I know there are several others on the forums that use the same case and have had no issues at all. It's all luck of the draw, but your odds seem somewhat worse with the 4224 than most standard cases.

Sorry to hear man. I had a backplane go bad but no killed disks.

 

As for making your datastore fault tolerant I'd suggest setting up something like FreeNAS or OmniOS/napp-it and mount the ZFS array over NFS to use as your datastore. There's a few of us on here that do it. I have a RAID-Z2 (Z2 allows for 2 simultaneous failed disks) pool using five 500GB disks. Gives me about 1.4TB of usable space so it's more than enough for my various VMs. The disks have to be spun up all the time like any other RAID array so I'm using laptop drives to cut down on energy consumption.

 

I'm assuming this must be a problem with the Norcor 4220 as well, then? Yikes! I just ordered this drive and I have a 22 TB server now filled with precious data. I should probably test the backplanes before I use it. Thanks for the post!
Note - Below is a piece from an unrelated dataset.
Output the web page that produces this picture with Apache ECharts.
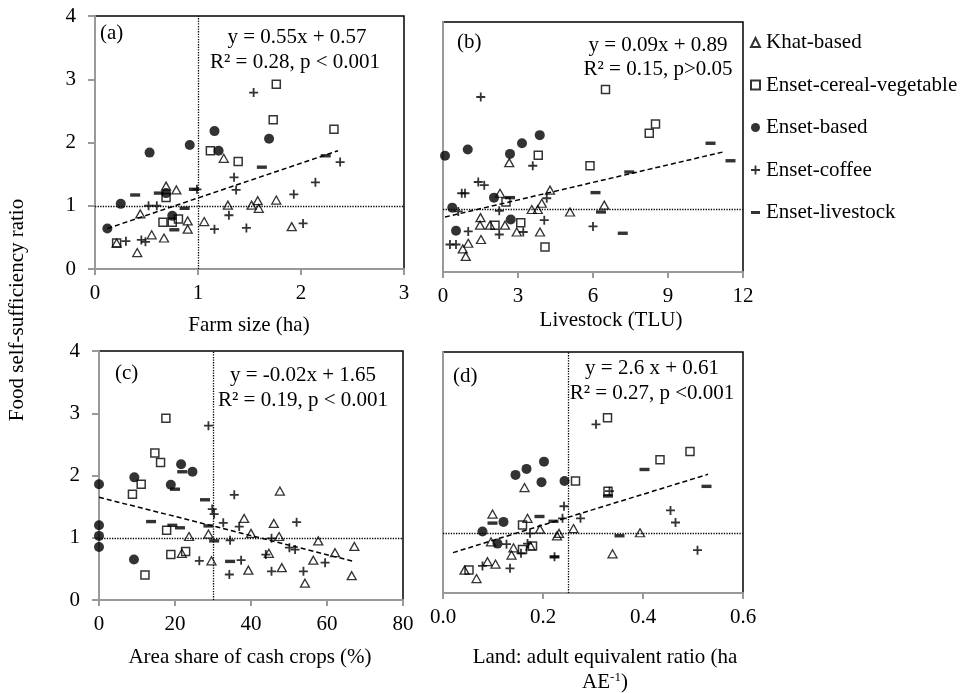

I have only had it happen once in all the servers I have built using the 4220 and 4224.  It was my own fault as I had a splitter in there that fried first and cause the backplane to go out, taking one drive with it.

 

I no longer use splitters...

I have only had it happen once in all the servers I have built using the 4220 and 4224.  It was my own fault as I had a splitter in there that fried first and cause the backplane to go out, taking one drive with it.

 

I no longer use splitters...

 

 

This.

 

I think a splitter was what killed my backplane.

  • Author

My PSU only has 5 molex adapters, and I don't have enough drives to populate the entire 4224, so I left one of the backplanes unplugged.  No splitter here, so I don't believe that was the problem.  But I did just order another modular cable from Seasonic for when the need arises.

 

I didn't post this to knock on Norco.  I really like my case so far, despite my two fried drives.  I just wanted to warn others to maybe test each backplane first with a drive you wouldn't worry about losing, just to be safe.

 

My two WD RMA drives just arrived this morning (that was fast).  Recertified, but should be fine.  Replacement backplane also arrived.  Need to track down a junk disk to test.

  • Author

As for making your datastore fault tolerant I'd suggest setting up something like FreeNAS or OmniOS/napp-it and mount the ZFS array over NFS to use as your datastore. There's a few of us on here that do it. I have a RAID-Z2 (Z2 allows for 2 simultaneous failed disks) pool using five 500GB disks. Gives me about 1.4TB of usable space so it's more than enough for my various VMs. The disks have to be spun up all the time like any other RAID array so I'm using laptop drives to cut down on energy consumption.

I'm having trouble conceptualizing how this would be done.  Would this be FreeNAS (or OmniOS) in a VM or in a standalone box?

 

Edit: After doing some reading (and not to hijack my own thread), I think its simpler and cheaper for me to just automate VM backup with ghettoVCB.  I figure (and someone correct me if I'm wrong) I would just add a free 2TB disk to my unRAID array, make that an NFS-only disk share, and automate the ghettoVCB backup to that NFS share.  That way I have redundancy on the backup of my VMs (as long as they all fit on that 2 TB drive).  Last time I tried configuring NFS years ago on unRAID I gave up.  Hopefully it'll be simpler if I avoid using NFS with user shares...

Yes, it would be a VM. As I have it now, the ZFS VM boots off an SSD. I have it then set to not try to load any other VMs for 240 seconds. By the time that 4 minutes is up the ZFS pool has initialized and the rest of my VMs are available and boot up.

 

It's your call but you're in this situation because of 2 fried disks. What you're proposing now would still leave you with no fault tolerance for more than 1 failed disk.

 

The other upside to using ZFS over NFS as your datastore is very fast read/write speeds to your VMs.